SET EXERCISE.
Starting at the top of the listing, extract every line up to and including the one with "import numpy as np". Pictures stay out of the copy.

GIVEN DATA.
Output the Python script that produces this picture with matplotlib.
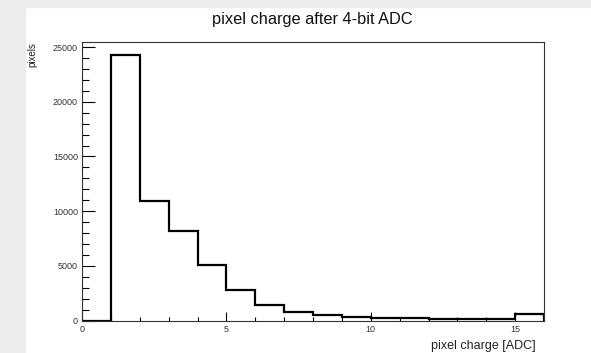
import matplotlib
matplotlib.use("Agg")
import matplotlib.pyplot as plt
from matplotlib.patches import Rectangle
from matplotlib.ticker import MultipleLocator
import numpy as np

# Data
bin_edges = list(range(0, 17))
counts = [0, 24300, 10900, 8150, 5050, 2820, 1420, 750, 480, 340, 250, 240, 140, 140, 140, 570]
title = "pixel charge after 4-bit ADC"
xlabel = "pixel charge [ADC]"
ylabel = "pixels"

plt.rcParams['font.family'] = ['Liberation Sans', 'DejaVu Sans']

W, H = 591, 353
fig = plt.figure(figsize=(W / 100, H / 100), dpi=100)
fig.patch.set_facecolor('white')
gray = '#ececec'
fig.patches.append(Rectangle((0, 0), 25 / W, 1, transform=fig.transFigure, color=gray, zorder=-10))
fig.patches.append(Rectangle((0, 1 - 7 / H), 1, 7 / H, transform=fig.transFigure, color=gray, zorder=-10))

left, right = 82 / W, 544 / W
bottom, top = 1 - 320.5 / H, 1 - 41.5 / H
ax = fig.add_axes([left, bottom, right - left, top - bottom])

ax.stairs(counts, bin_edges, color='black', lw=1.6, baseline=0)
ax.set_xlim(0, 16)
ax.set_ylim(0, max(counts) * 1.05)

for s in ax.spines.values():
    s.set_linewidth(0.8)
    s.set_color('#333333')

ax.xaxis.set_major_locator(MultipleLocator(5))
ax.xaxis.set_minor_locator(MultipleLocator(1))
ax.yaxis.set_major_locator(MultipleLocator(5000))
ax.yaxis.set_minor_locator(MultipleLocator(1000))

ax.tick_params(axis='y', which='major', direction='in', length=9, width=0.8, pad=3, labelsize=6.5, labelcolor='#333333')
ax.tick_params(axis='y', which='minor', direction='in', length=4.8, width=0.8)
ax.tick_params(axis='x', which='major', direction='in', length=6.5, width=0.8, pad=3, labelsize=6.5, labelcolor='#333333')
ax.tick_params(axis='x', which='minor', direction='in', length=3.2, width=0.8)
ax.tick_params(top=False, right=False, which='both')

fig.text(312 / W, 1 - 19.5 / H, title, ha='center', va='center', fontsize=11.8, color='#111111')
fig.text(32 / W, 1 - 42 / H, ylabel, rotation=90, ha='center', va='top', fontsize=7, color='#222222')
fig.text(536 / W, 1 - 346 / H, xlabel, ha='right', va='center', fontsize=9, color='#222222')

fig.savefig('out.png', dpi=100)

SOLUTION TO THE EXERCISE.
Output the Python script that produces this picture with matplotlib.
import matplotlib
matplotlib.use("Agg")
import matplotlib.pyplot as plt
from matplotlib.patches import Rectangle
from matplotlib.ticker import MultipleLocator
import numpy as np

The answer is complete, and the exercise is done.